先日鹿児島から縣及市の地圖を取り寄せました。縣地圖は大阪駸々堂發行のものでありまして、其裏面の名所案内欄に名物も記してありました。之に就て一二記します。

 磯の名物に両棒串と記してありました。勿論「ヂャンボ」と読むのでせう。之れは武士の大小両刀を腰に差した形だと云ふので、此名称があるのですが、漢字を宛てたら両串餅の方がよいではないかと思ひます。

 鹿児島でニのことをヂャンと云ふことがありますから、二本棒のことを「ヂャンボ」と云ふのでせう。支那語の両個(リャンコ)から来たのかとも思ひます。

 私共の子供の時分は、此餅一個の價二厘でした。それから谷山名物として此地圖に「五枚餅」と記してありました。之れは矢張り「ヂャンボ」と同一物で「ゴンメモチ」と云ふのです。個數が五個あるからではありません。一個の價格か五厘するのですこれは寛永通寶を五文出して一個が買へるか「ゴンメ餅」と云ふたのでせう。此方は前者より特別大きいから其値段が高いのです。
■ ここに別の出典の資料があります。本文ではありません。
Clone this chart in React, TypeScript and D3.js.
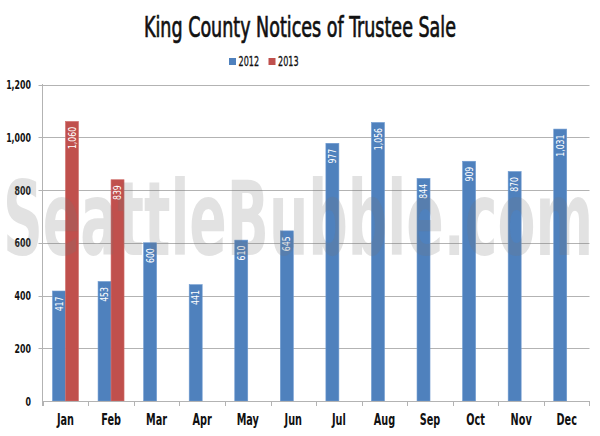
import React from "react";
import * as d3 from "d3";

const months = ["Jan","Feb","Mar","Apr","May","Jun","Jul","Aug","Sep","Oct","Nov","Dec"];
const values2012 = [417,453,600,441,610,645,977,1056,844,909,870,1031];
const values2013: (number | null)[] = [1060,839,null,null,null,null,null,null,null,null,null,null];
const seriesNames = ["2012","2013"];
const seriesColors = ["#4F81BD","#C0504D"];
const yTicks = [0,200,400,600,800,1000,1200];

const W = 600, H = 436;
const FONT = "'Liberation Sans Narrow', 'DejaVu Sans Condensed', 'Liberation Sans', sans-serif";

export default function App() {
  const x = d3.scaleBand<string>().domain(months).range([42.7, 589.5]).paddingInner(0).paddingOuter(0);
  const y = d3.scaleLinear().domain([0, 1200]).range([401, 84.5]);
  const bw = x.bandwidth() * 0.285;
  const fmt = d3.format(",");
  const series = [values2012, values2013];

  return (
    <svg width={W} height={H} style={{ position: "absolute", left: 0, top: 0, background: "#fff" }} fontFamily={FONT}>
      <rect x={0} y={0} width={W} height={H} fill="#fff" />
      <text x={300} y={36.5} textAnchor="middle" fontSize={28} fill="#111" stroke="#111" strokeWidth={0.7} textLength={312} lengthAdjust="spacingAndGlyphs">King County Notices of Trustee Sale</text>
      {/* legend */}
      <rect x={229} y={58} width={7} height={7} fill={seriesColors[0]} />
      <text x={238.5} y={66} fontSize={14} fill="#111" stroke="#111" strokeWidth={0.3} textLength={20.5} lengthAdjust="spacingAndGlyphs">{seriesNames[0]}</text>
      <rect x={268.5} y={58} width={7} height={7} fill={seriesColors[1]} />
      <text x={278} y={66} fontSize={14} fill="#111" stroke="#111" strokeWidth={0.3} textLength={20.5} lengthAdjust="spacingAndGlyphs">{seriesNames[1]}</text>

      {/* grid */}
      {yTicks.filter(t => t > 0).map(t => (
        <line key={t} x1={38.5} x2={589.5} y1={Math.round(y(t)) + 0.5} y2={Math.round(y(t)) + 0.5} stroke="#b3b3b3" strokeWidth={1} />
      ))}
      {yTicks.map(t => (
        <text key={"l" + t} transform={`translate(31,${y(t) + 4.5}) scale(0.7,1)`} textAnchor="end" fontSize={12.5} fontWeight="bold" fill="#111">{fmt(t)}</text>
      ))}

      {/* bars */}
      {months.map((m, i) => {
        const x0 = (x(m) as number) + x.bandwidth() / 2 - bw;
        return series.map((s, si) => {
          const v = s[i];
          if (v == null) return null;
          const bx = x0 + si * bw;
          const by = y(v);
          const cx = bx + bw / 2;
          return (
            <g key={m + si}>
              <rect x={bx} y={by} width={bw} height={y(0) - by} fill={seriesColors[si]} stroke={si === 0 ? "#6e9ad0" : "#d06e6b"} strokeWidth={0.6} />
              <text transform={`translate(${cx + 3.6},${by + 5.5}) rotate(-90) scale(0.82,1)`} textAnchor="end" fontSize={10.5} fill="#fff">{fmt(v)}</text>
            </g>
          );
        });
      })}

      {/* watermark */}
      <text x={3} y={255} fontSize={104} fontWeight="bold" fill="#777" fillOpacity={0.21} textLength={590} lengthAdjust="spacingAndGlyphs">SeattleBubble.com</text>

      {/* axes */}
      <line x1={42.5} x2={42.5} y1={84} y2={406} stroke="#b3b3b3" />
      <line x1={42.5} x2={589.5} y1={401.5} y2={401.5} stroke="#b3b3b3" />
      {months.map((m) => (
        <line key={"t" + m} x1={Math.round(x(m) as number) + 0.5} x2={Math.round(x(m) as number) + 0.5} y1={401} y2={406} stroke="#b3b3b3" />
      ))}
      <line x1={589.5} x2={589.5} y1={401} y2={406} stroke="#b3b3b3" />
      {months.map(m => (
        <text key={"x" + m} transform={`translate(${(x(m) as number) + x.bandwidth() / 2},425) scale(0.72,1)`} textAnchor="middle" fontSize={15} fontWeight="bold" fill="#111">{m}</text>
      ))}
    </svg>
  );
}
 寛永通寶を使ふ時代には、其一個を「イツチャ」と云つたことがあつたさうです。谷山邊に通行税として一厘取つて私設橋を通過せしめた處があつたさうです。之を「イツチャ橋」と云つたさうです。二厘以上は「ニンメ」「サンメ」「ゴンメ」と云ふたのです。其れで餅一個を「ゴンメ餅」と云ふたのです。即ち餅が五枚あるのでなく、五文即五厘出して買へるから此名があるのです。」

ここでは五文餠の「五文」に注目した説明が詳しいのも興味深い。

他にもこの頃の観光パンフレットの記載として「鹿児島案内」史と景の國鹿児島案内【昭和10(1035)年)、鹿児島観光協會発行 吉田初三郎/小林松太郎編】、並びに「鹿児島案内 皇紀二千六百年に輝く「史と景の國」鹿児島案内」【昭和11(1936)年、鹿児島市観光課発行】ほぼ同じ文章

「磯濱

磯街道を北行すると右側の海岸に奇松がある。「琉球人松」と呼び𦾔藩時代琉球船入港の目標と傳へられてゐる。この街道一帯の風光は山紫水明、眞に自然の絶景である。右に櫻岳の雄姿を賞でつゝ進めば両側に茶屋數軒がある。こゝで薩摩名物の両棒餅(ジャンボ)を賞味するのも亦旅の一興であらう。更に北行すれば左側に 明治天皇駐蹕趾碑、照國公製艦記念碑、紡績所趾碑がある。」

とあり、磯地区の茶屋で売られている両棒餠が鹿児島名物として定着していることが分かる。